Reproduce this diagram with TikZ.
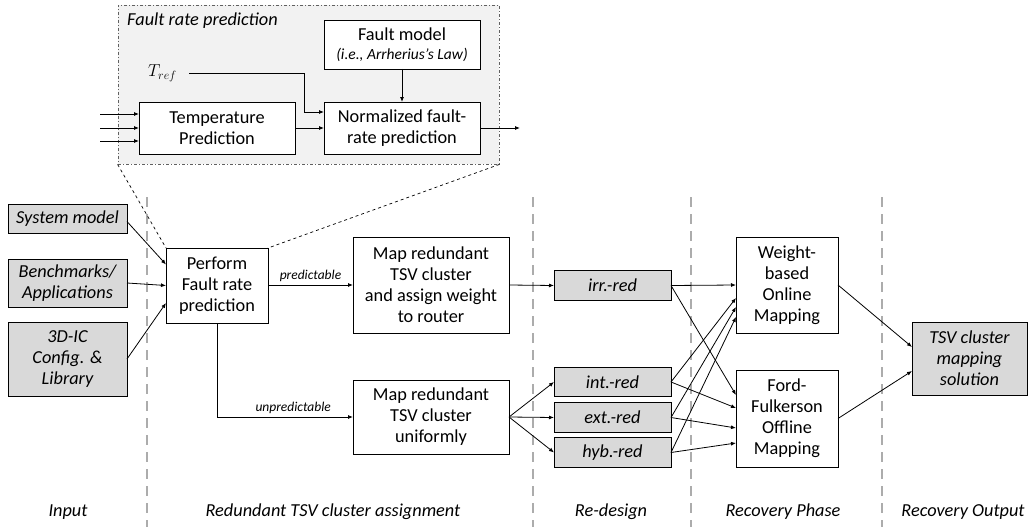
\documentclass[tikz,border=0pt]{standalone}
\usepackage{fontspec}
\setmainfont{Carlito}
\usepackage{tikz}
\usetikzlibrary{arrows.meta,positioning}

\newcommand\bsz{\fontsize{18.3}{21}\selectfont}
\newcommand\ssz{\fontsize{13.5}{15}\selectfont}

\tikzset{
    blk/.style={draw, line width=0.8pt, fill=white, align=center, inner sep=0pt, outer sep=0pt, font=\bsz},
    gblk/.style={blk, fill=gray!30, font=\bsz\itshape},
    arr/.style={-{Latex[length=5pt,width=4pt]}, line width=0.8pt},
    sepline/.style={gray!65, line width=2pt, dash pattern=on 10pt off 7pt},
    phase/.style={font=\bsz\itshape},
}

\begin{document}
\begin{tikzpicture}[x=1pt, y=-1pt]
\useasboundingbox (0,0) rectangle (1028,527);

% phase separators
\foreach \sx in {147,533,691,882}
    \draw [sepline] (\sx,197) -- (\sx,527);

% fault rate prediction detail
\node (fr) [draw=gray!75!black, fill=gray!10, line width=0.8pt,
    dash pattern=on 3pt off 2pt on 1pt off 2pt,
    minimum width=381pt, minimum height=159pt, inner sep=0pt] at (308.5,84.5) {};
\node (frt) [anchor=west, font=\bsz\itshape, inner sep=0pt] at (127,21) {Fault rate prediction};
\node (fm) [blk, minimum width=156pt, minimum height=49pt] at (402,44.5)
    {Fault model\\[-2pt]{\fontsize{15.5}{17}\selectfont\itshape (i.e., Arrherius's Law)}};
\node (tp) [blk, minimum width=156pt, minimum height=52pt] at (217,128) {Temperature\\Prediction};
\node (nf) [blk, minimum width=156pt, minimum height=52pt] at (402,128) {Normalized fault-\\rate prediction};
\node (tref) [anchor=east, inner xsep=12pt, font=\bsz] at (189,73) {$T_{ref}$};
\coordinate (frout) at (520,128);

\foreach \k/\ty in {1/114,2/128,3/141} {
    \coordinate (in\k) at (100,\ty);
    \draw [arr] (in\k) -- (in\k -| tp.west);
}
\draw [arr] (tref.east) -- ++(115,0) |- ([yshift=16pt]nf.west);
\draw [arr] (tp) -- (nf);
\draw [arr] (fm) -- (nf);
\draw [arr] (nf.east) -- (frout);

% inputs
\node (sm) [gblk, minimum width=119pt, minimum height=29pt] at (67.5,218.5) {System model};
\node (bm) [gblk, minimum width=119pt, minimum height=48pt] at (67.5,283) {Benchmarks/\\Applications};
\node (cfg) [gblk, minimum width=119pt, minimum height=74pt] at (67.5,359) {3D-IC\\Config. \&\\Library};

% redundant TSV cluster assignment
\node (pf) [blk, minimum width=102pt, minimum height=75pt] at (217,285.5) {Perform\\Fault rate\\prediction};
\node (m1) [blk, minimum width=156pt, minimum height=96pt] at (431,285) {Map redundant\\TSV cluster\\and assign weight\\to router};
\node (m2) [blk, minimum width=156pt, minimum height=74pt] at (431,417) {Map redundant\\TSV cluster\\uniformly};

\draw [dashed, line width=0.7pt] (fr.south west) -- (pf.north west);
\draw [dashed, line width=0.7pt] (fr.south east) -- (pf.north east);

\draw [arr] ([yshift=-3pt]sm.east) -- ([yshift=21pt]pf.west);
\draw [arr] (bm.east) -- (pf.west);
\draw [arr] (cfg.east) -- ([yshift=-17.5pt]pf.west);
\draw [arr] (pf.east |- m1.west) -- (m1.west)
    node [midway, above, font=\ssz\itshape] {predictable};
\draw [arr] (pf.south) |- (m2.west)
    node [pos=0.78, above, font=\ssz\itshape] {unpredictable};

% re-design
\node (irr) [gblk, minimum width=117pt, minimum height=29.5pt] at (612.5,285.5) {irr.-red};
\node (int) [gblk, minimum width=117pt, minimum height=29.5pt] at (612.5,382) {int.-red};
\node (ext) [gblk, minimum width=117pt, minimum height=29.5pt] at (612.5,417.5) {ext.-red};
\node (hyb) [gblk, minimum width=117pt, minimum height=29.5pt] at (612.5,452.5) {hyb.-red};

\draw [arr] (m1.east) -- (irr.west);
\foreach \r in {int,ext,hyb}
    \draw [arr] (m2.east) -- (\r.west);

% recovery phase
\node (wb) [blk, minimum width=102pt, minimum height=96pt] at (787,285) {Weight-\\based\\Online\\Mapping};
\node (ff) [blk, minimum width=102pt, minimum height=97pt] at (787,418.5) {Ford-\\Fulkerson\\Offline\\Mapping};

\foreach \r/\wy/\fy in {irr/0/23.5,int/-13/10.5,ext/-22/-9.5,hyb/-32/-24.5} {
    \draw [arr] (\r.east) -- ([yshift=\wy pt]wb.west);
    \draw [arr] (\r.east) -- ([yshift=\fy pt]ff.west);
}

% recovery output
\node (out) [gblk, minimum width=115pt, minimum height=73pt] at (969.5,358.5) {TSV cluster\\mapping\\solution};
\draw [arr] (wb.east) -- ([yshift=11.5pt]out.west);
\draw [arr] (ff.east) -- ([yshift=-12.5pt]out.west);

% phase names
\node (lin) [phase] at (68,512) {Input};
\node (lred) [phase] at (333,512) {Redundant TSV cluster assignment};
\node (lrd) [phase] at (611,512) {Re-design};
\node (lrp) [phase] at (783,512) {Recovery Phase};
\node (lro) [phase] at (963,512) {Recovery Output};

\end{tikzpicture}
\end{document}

········

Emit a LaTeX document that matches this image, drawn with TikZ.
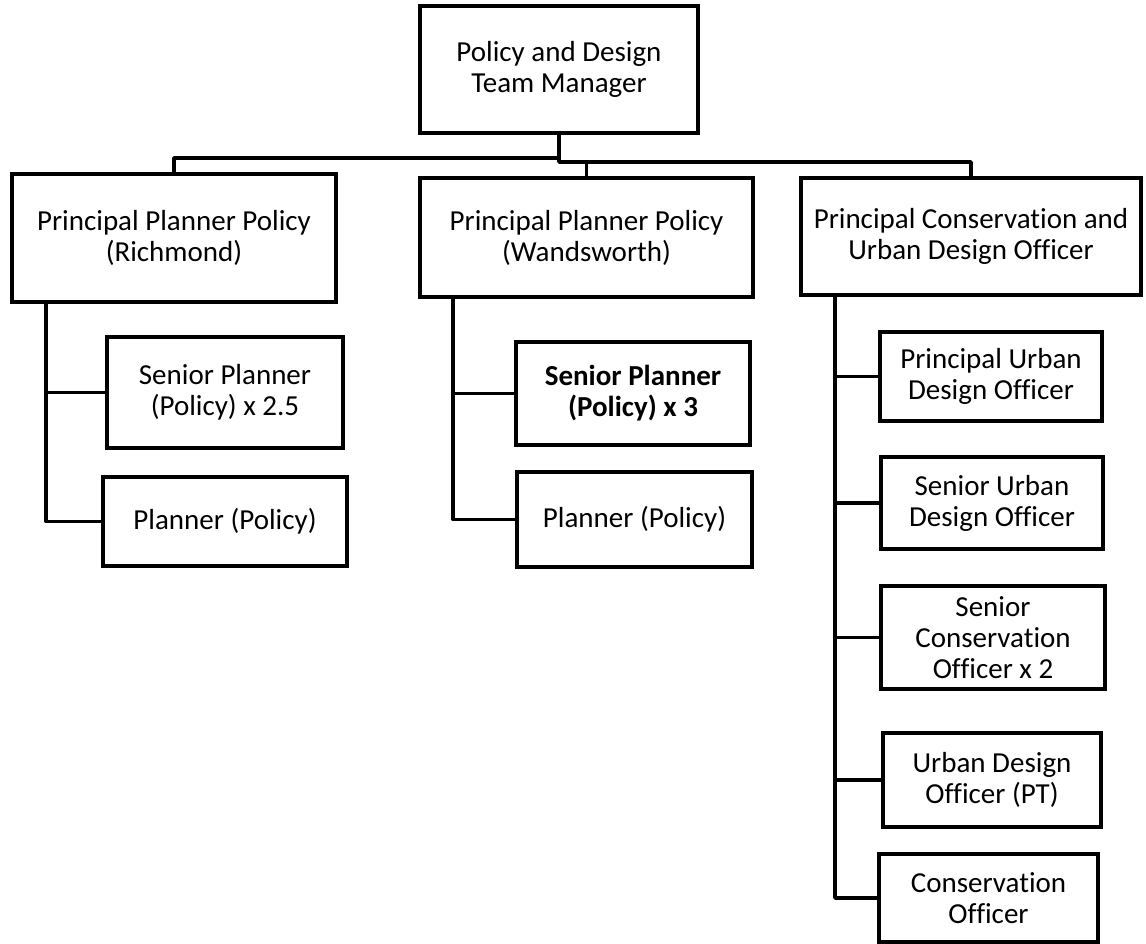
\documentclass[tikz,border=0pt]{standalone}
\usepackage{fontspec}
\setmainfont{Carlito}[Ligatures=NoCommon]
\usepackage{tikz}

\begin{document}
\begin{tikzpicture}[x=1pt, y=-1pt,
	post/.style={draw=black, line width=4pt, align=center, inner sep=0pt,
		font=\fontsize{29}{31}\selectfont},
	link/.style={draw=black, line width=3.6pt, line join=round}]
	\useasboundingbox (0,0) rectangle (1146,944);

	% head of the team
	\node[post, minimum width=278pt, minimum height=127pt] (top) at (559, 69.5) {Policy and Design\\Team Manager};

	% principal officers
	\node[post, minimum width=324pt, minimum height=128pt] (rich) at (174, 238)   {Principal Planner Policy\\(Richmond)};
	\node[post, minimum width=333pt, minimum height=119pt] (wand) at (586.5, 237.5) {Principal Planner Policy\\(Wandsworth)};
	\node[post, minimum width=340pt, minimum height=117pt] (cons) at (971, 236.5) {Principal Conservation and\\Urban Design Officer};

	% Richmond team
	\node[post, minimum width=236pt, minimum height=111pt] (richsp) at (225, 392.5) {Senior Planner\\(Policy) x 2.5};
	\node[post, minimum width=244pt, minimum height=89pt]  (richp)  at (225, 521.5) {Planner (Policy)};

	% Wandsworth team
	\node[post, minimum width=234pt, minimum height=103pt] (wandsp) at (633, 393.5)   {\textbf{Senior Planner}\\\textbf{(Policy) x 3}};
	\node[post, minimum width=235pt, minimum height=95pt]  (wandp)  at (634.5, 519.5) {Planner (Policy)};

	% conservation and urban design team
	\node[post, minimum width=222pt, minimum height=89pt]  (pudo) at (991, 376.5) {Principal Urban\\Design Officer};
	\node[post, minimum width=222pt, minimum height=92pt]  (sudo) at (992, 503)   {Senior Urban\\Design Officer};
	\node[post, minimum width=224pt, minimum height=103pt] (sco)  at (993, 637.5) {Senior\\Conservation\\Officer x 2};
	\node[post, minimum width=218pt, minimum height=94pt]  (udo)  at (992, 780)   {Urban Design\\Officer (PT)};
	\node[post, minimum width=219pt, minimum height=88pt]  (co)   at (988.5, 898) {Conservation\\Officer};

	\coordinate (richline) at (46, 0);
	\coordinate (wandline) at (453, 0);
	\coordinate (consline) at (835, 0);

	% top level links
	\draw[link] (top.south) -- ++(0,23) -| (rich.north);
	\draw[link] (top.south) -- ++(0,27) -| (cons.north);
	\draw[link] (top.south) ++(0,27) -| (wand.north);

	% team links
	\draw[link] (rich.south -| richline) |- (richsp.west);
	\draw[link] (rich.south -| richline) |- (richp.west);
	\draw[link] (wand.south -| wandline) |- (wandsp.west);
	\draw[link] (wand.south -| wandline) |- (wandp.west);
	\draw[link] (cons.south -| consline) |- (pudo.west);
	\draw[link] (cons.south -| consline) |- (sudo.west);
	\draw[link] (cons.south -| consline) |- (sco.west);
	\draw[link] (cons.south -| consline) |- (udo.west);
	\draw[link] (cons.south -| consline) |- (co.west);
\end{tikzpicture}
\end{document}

········

What is needed:
Exclude any pictures, and restate word for word the lines from the one containing "Emit a LaTeX" through the one containing "minimum width=278pt, minimum", both included.

Final answer:
Emit a LaTeX document that matches this image, drawn with TikZ.
\documentclass[tikz,border=0pt]{standalone}
\usepackage{fontspec}
\setmainfont{Carlito}[Ligatures=NoCommon]
\usepackage{tikz}

\begin{document}
\begin{tikzpicture}[x=1pt, y=-1pt,
	post/.style={draw=black, line width=4pt, align=center, inner sep=0pt,
		font=\fontsize{29}{31}\selectfont},
	link/.style={draw=black, line width=3.6pt, line join=round}]
	\useasboundingbox (0,0) rectangle (1146,944);

	% head of the team
	\node[post, minimum width=278pt, minimum height=127pt] (top) at (559, 69.5) {Policy and Design\\Team Manager};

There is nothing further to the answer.